In the Wavegarden, he says, it’s about range of movement. Studies of expertise have shown that in order to learn or re-learn a movement, you’d need to repeat it within 90 seconds. That’s a definition of quality practice, and while you might pull it off once every coupla months in a small wind-swell rip bowl, those chances aren’t super common in the wild.
A pool pushing sets out over and over for hours, similar size and shape every time — different story.

But it was another, more personal experience at the Melbourne pool that spun Micro around. At Kelly’s pool, there’s only one wave every few minutes; the rest of the time there’s just a small lake looking at you.

In the Wavegarden, there’s waves all the time. “Like a normal spot,” is how Micro describes its effect on him. “I walked in and I couldn’t get my wettie on quick enough. That inner froth comes out. It’s really interesting.”
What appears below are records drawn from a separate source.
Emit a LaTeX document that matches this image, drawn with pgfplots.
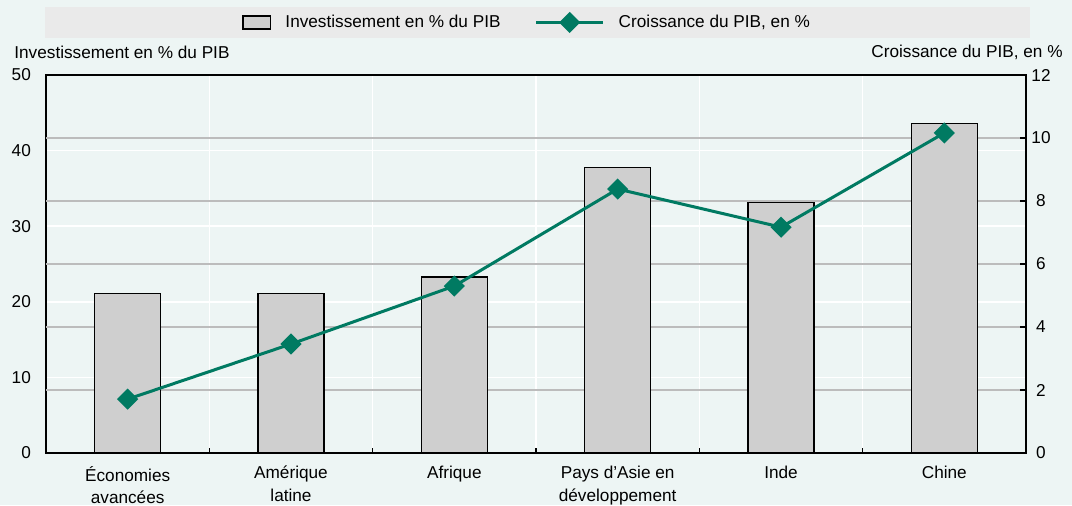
\documentclass[border=0pt]{standalone}
\usepackage{pgfplots}
\pgfplotsset{compat=1.18}
\usepackage{fontspec}
\setmainfont{Liberation Sans}
\definecolor{bgmint}{RGB}{237,245,244}
\definecolor{legendgrey}{RGB}{234,234,234}
\definecolor{barfill}{RGB}{207,207,207}
\definecolor{gridgrey}{RGB}{188,188,188}
\definecolor{linegreen}{RGB}{0,122,98}
\pgfplotsset{
    barlegend/.style={legend image code/.code={\draw[fill=barfill, draw=black, line width=0.6pt] (0cm,-0.115cm) rectangle (0.49cm,0.115cm);}},
    linelegend/.style={legend image code/.code={
        \draw[linegreen, line width=1.5pt] (0cm,0cm) -- (1.18cm,0cm);
        \draw[linegreen, fill=linegreen] plot[mark=square*, mark size=3pt, mark options={rotate=45}] coordinates {(0.59cm,0cm)};}},
}

\begin{document}
\fontsize{8.6}{11.3}\selectfont
\begin{tikzpicture}
\fill[bgmint] (-23pt,-26pt) rectangle (513pt,226.5pt);
\clip (-23pt,-26pt) rectangle (513pt,226.5pt);
\fill[legendgrey] (-0.5pt,207.5pt) rectangle (492pt,223pt);

% bars, left axis
\begin{axis}[
    width=490pt, height=189pt, scale only axis,
    xmin=-0.5, xmax=5.5, ymin=0, ymax=50,
    xtick={0,...,5},
    xticklabels={{Économies\\avancées},{Amérique\\latine},{Afrique},{Pays d’Asie en\\développement},{Inde},{Chine}},
    xticklabel style={align=center, yshift=-3.5pt},
    minor xtick={0.5,1.5,2.5,3.5,4.5}, xminorgrids,
    minor grid style={white, line width=0.8pt},
    ytick={0,10,...,50}, ymajorgrids,
    major grid style={white, line width=0.8pt},
    extra y ticks={8.3333,16.6667,25,33.3333,41.6667}, extra y tick labels={},
    extra y tick style={major grid style={gridgrey, line width=0.7pt}},
    major tick length=0pt, minor tick length=2.5pt, tick align=inside,
    xtick pos=bottom, ytick pos=left,
    tick style={black, line width=0.6pt},
    axis line style={black, line width=0.8pt},
    yticklabel style={xshift=-4.5pt},
    /pgf/number format/assume math mode=true,
]
\addplot[ybar, bar width=33pt, fill=barfill, draw=black, line width=0.65pt]
    coordinates {(0,21.1)(1,21.1)(2,23.3)(3,37.8)(4,33.1)(5,43.6)};
\end{axis}

% line, right axis
\begin{axis}[
    width=490pt, height=189pt, scale only axis,
    xmin=-0.5, xmax=5.5, ymin=0, ymax=12,
    ytick={0,2,...,12},
    axis y line*=right, axis x line=none,
    major tick length=3pt, tick align=inside,
    tick style={black, line width=0.6pt},
    axis line style={black, line width=0.8pt},
    yticklabel style={anchor=center, xshift=7.5pt},
    /pgf/number format/assume math mode=true,
    legend columns=2, legend cell align=left,
    legend style={at={(0.492,1.139)}, anchor=center, draw=none, fill=none,
        /tikz/every odd column/.append style={column sep=5pt},
        /tikz/every even column/.append style={column sep=15pt}},
]
\addlegendimage{barlegend}
\addlegendentry{Investissement en \% du PIB}
\addplot[color=linegreen, line width=1.5pt, mark=square*, mark size=3pt,
    mark options={fill=linegreen, solid, rotate=45}, linelegend]
    coordinates {(0,1.71)(1,3.46)(2,5.3)(3,8.38)(4,7.17)(5,10.16)};
\addlegendentry{Croissance du PIB, en \%}
\end{axis}

\node[anchor=west, inner sep=0pt] at (-16pt,200.5pt) {Investissement en \% du PIB};
\node[anchor=east, inner sep=0pt] at (508.5pt,200.5pt) {Croissance du PIB, en \%};
\end{tikzpicture}
\end{document}
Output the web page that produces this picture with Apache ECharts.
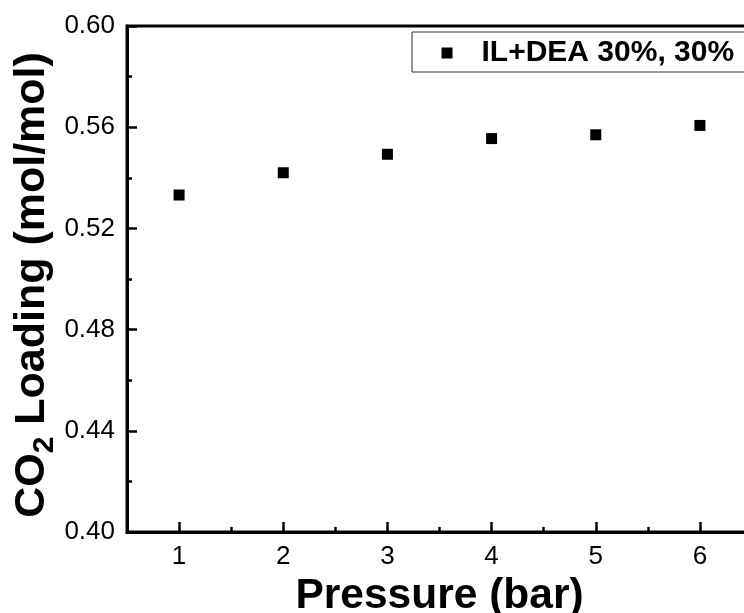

In Perth, he’s planning to set up a coaching structure and syllabus covering all the skills — usable in the pool, but transferable to the ocean. Pure wave-riding skills, yeah, but also surf safety and etiquette, environmental awareness, and dealing with others in the water.

“There’s a fine line between gross localism and keeping a lineup safe. We want to teach inclusion. The pool is the one spot where you’ll get a first-time surfer and a highly skilled surfer and everyone in between, in the same place. It’s like you’ve come to the sickest offshore beachie and everyone’s having fun.”